Hi family it’s Shannon from Texas and I’m calling again for prayer. I…I almost…if not for crying I could almost laugh at this attack that I’m having. I’m having migraines for weeks straight. I’m just…was going to trade in my car, was pre-approved and then mine broke down. It is like, I mean, it is like…there’s just not words to describe how it went down with mine breaking down and being towed and being fixed and then needing fix again and again and again and again and again and it just broke down again today…the whole…I’m not even going to claim what it is because I don’t want it to be that. It’s like…it affected the whole air conditioner and I’m in it right now with the baby and it’s hot. It’s almost like embarrassing. I just feel like I’m being attacked. And I know that I know that I know in my spirit it is because of my ministry because of what God is doing in my life. And, so, as much as I want to complain and hit the floor because of an attack that like just shows you how bad that…I’ve spent years with that I haven’t even talked to in years pretended he was reaching out to me to send my son money and I thought, “I don’t care. I’m a healed. I’m over it.” It’s like attacked me yesterday and it was just like bullets hitting my soul. I just…I don’t even have words add to describe how I feel right now but I’m just gonna to say, I’m just gonna count it all for glory and I’m not going to fall apart. I am just going to say this too shall pass, that the afflictions of the righteous are many but he delivers from us all and this is for a purpose and a greater plan. But please pray for me. Pray for my son who’s coming out of prison soon and that I just don’t fall apart because I can’t continue to have migraines like this.

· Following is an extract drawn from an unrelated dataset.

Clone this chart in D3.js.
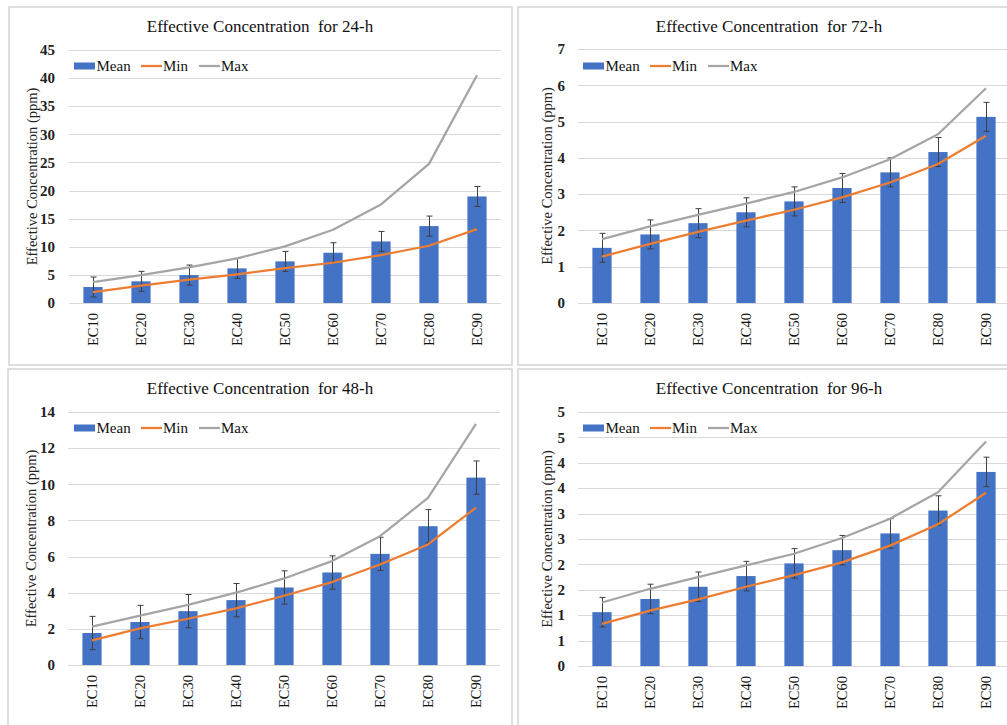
<!DOCTYPE html>
<html>
<head>
<meta charset="utf-8">
<script src="https://cdn.jsdelivr.net/npm/d3@7"></script>
</head>
<body style="margin:0;background:#fff">
<svg id="fig" width="1007" height="725" style="display:block"></svg>
<script>
// Categories shared by all four panels
const categories = ["EC10", "EC20", "EC30", "EC40", "EC50", "EC60", "EC70", "EC80", "EC90"];

// 24-h exposure (ppm)
const mean24 = [2.84, 3.85, 4.97, 6.16, 7.40, 8.94, 10.95, 13.68, 18.95];
const min24  = [1.95, 3.08, 4.14, 5.09, 6.22, 7.16, 8.53, 10.18, 13.14];
const max24  = [3.73, 4.97, 6.34, 7.93, 10.07, 13.03, 17.53, 24.75, 40.5];
const err24  = [1.78, 1.78, 1.78, 1.78, 1.78, 1.78, 1.78, 1.78, 1.78];

// 72-h exposure (ppm)
const mean72 = [1.52, 1.89, 2.20, 2.50, 2.80, 3.17, 3.60, 4.16, 5.13];
const min72  = [1.28, 1.63, 1.96, 2.27, 2.57, 2.91, 3.32, 3.83, 4.61];
const max72  = [1.76, 2.11, 2.43, 2.74, 3.06, 3.46, 3.96, 4.65, 5.92];
const err72  = [0.40, 0.40, 0.40, 0.40, 0.40, 0.40, 0.40, 0.40, 0.40];

// 48-h exposure (ppm)
const mean48 = [1.77, 2.38, 2.98, 3.59, 4.29, 5.12, 6.15, 7.68, 10.37];
const min48  = [1.36, 2.03, 2.56, 3.13, 3.83, 4.59, 5.56, 6.67, 8.71];
const max48  = [2.12, 2.73, 3.33, 4.00, 4.79, 5.75, 7.13, 9.25, 13.34];
const err48  = [0.92, 0.92, 0.92, 0.92, 0.92, 0.92, 0.92, 0.92, 0.92];

// 96-h exposure (ppm)
const mean96 = [1.06, 1.32, 1.56, 1.77, 2.02, 2.28, 2.61, 3.06, 3.82];
const min96  = [0.83, 1.09, 1.31, 1.56, 1.79, 2.04, 2.37, 2.79, 3.41];
const max96  = [1.25, 1.52, 1.75, 1.98, 2.21, 2.52, 2.90, 3.42, 4.42];
const err96  = [0.29, 0.29, 0.29, 0.29, 0.29, 0.29, 0.29, 0.29, 0.29];

// Y-axis ticks and their printed labels
const yTicks24 = [0, 5, 10, 15, 20, 25, 30, 35, 40, 45];
const yLabels24 = ["0", "5", "10", "15", "20", "25", "30", "35", "40", "45"];
const yTicks72 = [0, 1, 2, 3, 4, 5, 6, 7];
const yLabels72 = ["0", "1", "2", "3", "4", "5", "6", "7"];
const yTicks48 = [0, 2, 4, 6, 8, 10, 12, 14];
const yLabels48 = ["0", "2", "4", "6", "8", "10", "12", "14"];
const yTicks96 = [0, 0.5, 1, 1.5, 2, 2.5, 3, 3.5, 4, 4.5, 5];
const yLabels96 = ["0", "1", "1", "2", "2", "3", "3", "4", "4", "5", "5"];

const titles = ["Effective Concentration\u00a0 for 24-h", "Effective Concentration\u00a0 for 72-h",
                "Effective Concentration\u00a0 for 48-h", "Effective Concentration\u00a0 for 96-h"];
const yAxisTitle = "Effective Concentration (ppm)";
const seriesNames = ["Mean", "Min", "Max"];

const FONT = "'Liberation Serif', 'Times New Roman', Tinos, serif";
const colors = { mean: "#4472C4", min: "#ED7D31", max: "#A5A5A5", grid: "#D9D9D9", err: "#3f3f3f" };

const panels = [
  { title: titles[0], mean: mean24, min: min24, max: max24, err: err24, ticks: yTicks24, labels: yLabels24,
    frame: [9, 7, 503, 358], left: 69, top: 50, bottom: 303, titleX: 260, titleY: 32, legX: 74, legY: 66, yTitleX: 32, tickX: 55 },
  { title: titles[1], mean: mean72, min: min72, max: max72, err: err72, ticks: yTicks72, labels: yLabels72,
    frame: [518, 7, 520, 358], left: 578, top: 49, bottom: 303, titleX: 769, titleY: 32, legX: 583, legY: 66, yTitleX: 547, tickX: 565 },
  { title: titles[2], mean: mean48, min: min48, max: max48, err: err48, ticks: yTicks48, labels: yLabels48,
    frame: [8, 369, 504, 380], left: 68, top: 412, bottom: 665, titleX: 260, titleY: 394, legX: 74, legY: 428, yTitleX: 31, tickX: 55 },
  { title: titles[3], mean: mean96, min: min96, max: max96, err: err96, ticks: yTicks96, labels: yLabels96,
    frame: [518, 369, 520, 380], left: 578, top: 412, bottom: 666, titleX: 769, titleY: 394, legX: 583, legY: 428, yTitleX: 547, tickX: 565 }
];

const svg = d3.select("#fig");
const step = 48;

// serif text helper: inline style so the face is applied regardless of other rules
function label(sel, size, weight) {
  return sel.style("font-family", FONT).style("font-size", size + "px")
    .style("font-weight", weight || "normal");
}

panels.forEach(p => {
  const g = svg.append("g");

  // chart frame
  g.append("rect")
    .attr("x", p.frame[0]).attr("y", p.frame[1])
    .attr("width", p.frame[2]).attr("height", p.frame[3])
    .attr("fill", "#fff").attr("stroke", "#D4D4D4").attr("stroke-width", 1.5);

  const x = d3.scaleBand().domain(categories)
    .range([p.left, p.left + step * categories.length]).padding(0);
  const y = d3.scaleLinear().domain([0, d3.max(p.ticks)]).range([p.bottom, p.top]);
  const barW = x.bandwidth() * 0.4;
  const cx = c => x(c) + x.bandwidth() / 2;

  // gridlines
  g.append("g").selectAll("line").data(p.ticks).join("line")
    .attr("x1", p.left).attr("x2", p.left + step * categories.length)
    .attr("y1", d => Math.round(y(d)) + 0.5).attr("y2", d => Math.round(y(d)) + 0.5)
    .attr("stroke", colors.grid).attr("stroke-width", 1);

  // y tick labels
  label(g.append("g").selectAll("text").data(p.ticks).join("text")
    .attr("x", p.tickX).attr("y", d => y(d)).attr("dy", "0.35em")
    .attr("text-anchor", "end").attr("fill", "#222")
    .text((d, i) => p.labels[i]), 15, "bold");

  // x tick labels (rotated)
  label(g.append("g").selectAll("text").data(categories).join("text")
    .attr("transform", d => `translate(${cx(d)},${p.bottom + 10}) rotate(-90)`)
    .attr("dy", "0.35em").attr("text-anchor", "end").attr("fill", "#111")
    .text(d => d), 14.5);

  // mean bars
  g.append("g").selectAll("rect").data(categories).join("rect")
    .attr("x", d => cx(d) - barW / 2).attr("width", barW)
    .attr("y", (d, i) => y(p.mean[i])).attr("height", (d, i) => y(0) - y(p.mean[i]))
    .attr("fill", colors.mean);

  // error bars
  const eb = g.append("g").attr("stroke", colors.err).attr("stroke-width", 1);
  categories.forEach((c, i) => {
    const xc = Math.round(cx(c)) + 0.5;
    const hi = y(p.mean[i] + p.err[i]), lo = y(p.mean[i] - p.err[i]);
    eb.append("line").attr("x1", xc).attr("x2", xc).attr("y1", hi).attr("y2", lo);
    eb.append("line").attr("x1", xc - 3).attr("x2", xc + 3).attr("y1", hi).attr("y2", hi);
    eb.append("line").attr("x1", xc - 3).attr("x2", xc + 3).attr("y1", lo).attr("y2", lo);
  });

  // min / max lines
  const line = d3.line().x((d, i) => cx(categories[i])).y(d => y(d));
  g.append("path").datum(p.min).attr("d", line)
    .attr("fill", "none").attr("stroke", colors.min).attr("stroke-width", 2.25).attr("stroke-linejoin", "round");
  g.append("path").datum(p.max).attr("d", line)
    .attr("fill", "none").attr("stroke", colors.max).attr("stroke-width", 2.25).attr("stroke-linejoin", "round");

  // title
  label(g.append("text").attr("x", p.titleX).attr("y", p.titleY)
    .attr("text-anchor", "middle").attr("fill", "#111")
    .text(p.title), 17);

  // y axis title
  label(g.append("text")
    .attr("transform", `translate(${p.yTitleX},${(p.top + p.bottom) / 2}) rotate(-90)`)
    .attr("text-anchor", "middle").attr("dy", "0.35em").attr("fill", "#222")
    .text(yAxisTitle), 14.5);

  // legend
  const lg = g.append("g").attr("transform", `translate(${p.legX},${p.legY})`);
  lg.append("rect").attr("x", 0).attr("y", -3.5).attr("width", 21).attr("height", 7).attr("fill", colors.mean);
  lg.append("line").attr("x1", 67).attr("x2", 88).attr("y1", 0).attr("y2", 0)
    .attr("stroke", colors.min).attr("stroke-width", 2.25);
  lg.append("line").attr("x1", 125).attr("x2", 146).attr("y1", 0).attr("y2", 0)
    .attr("stroke", colors.max).attr("stroke-width", 2.25);
  [[22.5, seriesNames[0]], [89, seriesNames[1]], [147, seriesNames[2]]].forEach(([lx, name]) => {
    label(lg.append("text").attr("x", lx).attr("y", 0).attr("dy", "0.35em")
      .attr("fill", "#111").text(name), 15);
  });
});
</script>
</body>
</html>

Hey DAB fam this is Nate from North Carolina. I’ve been listening for probably 10 years off and on and first time calling. I wanted to call in response to the lady who in Canada who lost her son recently and also to the…the woman who called and mentioned that June is a hard month for her. Both of these messages really stuck out to me. I lost my brother Seth who was on the DAB Facebook page and the queer role quite a bit. He was struggling with mental illness. He actually ended his life in December of 2019, and it’s been a life altering event in both good and bad ways. The bad, obviously there’s lots of grief, there’s lots of healing, there are bad good days, there are lots of bad days. And those…those good days are happening more frequently than they were but there are lots of bad days. There are a lot of times where there’s confusion and disbelief at what has happened, just pain. But then there is also the good. My relationship with my sister has improved. Actually, really it has caused me to have value for those around me in a much deeper way, value for God in a deeper way. So, I just wanted to reach out to you all and say that it's…it’s gonna be hard for a long time but let this be a time of growth when you can see the opportunity arise. Also pray for my sister-in-law. She has exploded her life through bad decisions and I love her. I just want her restoration.

Good afternoon DAB family God bless you all. Carlo letos from Cali I’m praying for your coach in the name of Jesus. I am praying for healing in the name of Jesus. Rebecca from Michigan, you know, being bullied at work for most of your life. I am praying and the name of Jesus that no weapons formed against you will prosper in the name of Jesus. Matthew from Cali a first time caller I am believing, you know, that the Lord is going to point you to a home church and that you will be able to have the community that you are longing for that the God that we serve desires for you to have in the name of Jesus. Andrew, you know, first time 21 years old I just loved, you know, how you just stood up to what you want to do in the eyes of the Lord, you know, and you coming through and telling your girlfriend about the things that you have done and that you want to live for God, you know. And yes, all the dark things do come to light and I…I’m am so proud of you. God bless you in the name of Jesus and unbelieving and that mighty things are going to happen for you by God in the name of Jesus. Judy from Georgia. Yes, John 21, what’s that to me? Let’s follow Jesus. Amen. Emily from Minnesota. I am sorry for the loss of your son in the name of Jesus. I am praying for the comforter to be with you in the name of Jesus. Gwynne from Texas. You know, as you were, you know, calling in comforting Running Desperately to Jesus you too feel the loss of your son’s passing. I am sorry for your loss in the name of Jesus. I am believing that the Lord we serve is just going to comfort you in Jesus’ name. Matt from Washington you called in a couple weeks ago, you know, depression, suicidal thoughts, restoration of marriage. I am praying for you in the name of Jesus. And I am…you are not alone in Jesus’ name. We love you. Esther from Kissimmee.

This is Candace from Oregon giving my greetings to all of you and my love. I was out on my bike listening to both June 8th and June 9th podcasts and on the 8th a dear sister called in and prayed for all of us who are hoping for and…and also longing for a life partner to be in a marriage relationship serving the Lord Jesus Christ together. And I’ve definitely felt that ache in my heart. I got to be married for 41 years but then I’ve had for years as a widow. And I’ve had this longing too, but you know about half the time I’m just soaking in the beauty and grace and goodness of that relationship as a single person that I can have uniquely as a single person with Jesus. And it’s really wonderful. But then the other half of the time I’m really aching also for a life partner. And both situations can be wonderful or terrible, but it depends on turning ourselves over to the Lord. So, on the 9th Brian read from proverbs 16:33 a thing may be put to the decision of chance, but it comes about through the Lord. You can cast dies into your lap but the Lord…but it will be the Lord’s decision. And He’s got your back and He’s got your best interest in mind. So, look to Him and thank you so much sister for praying all of us who are in that situation.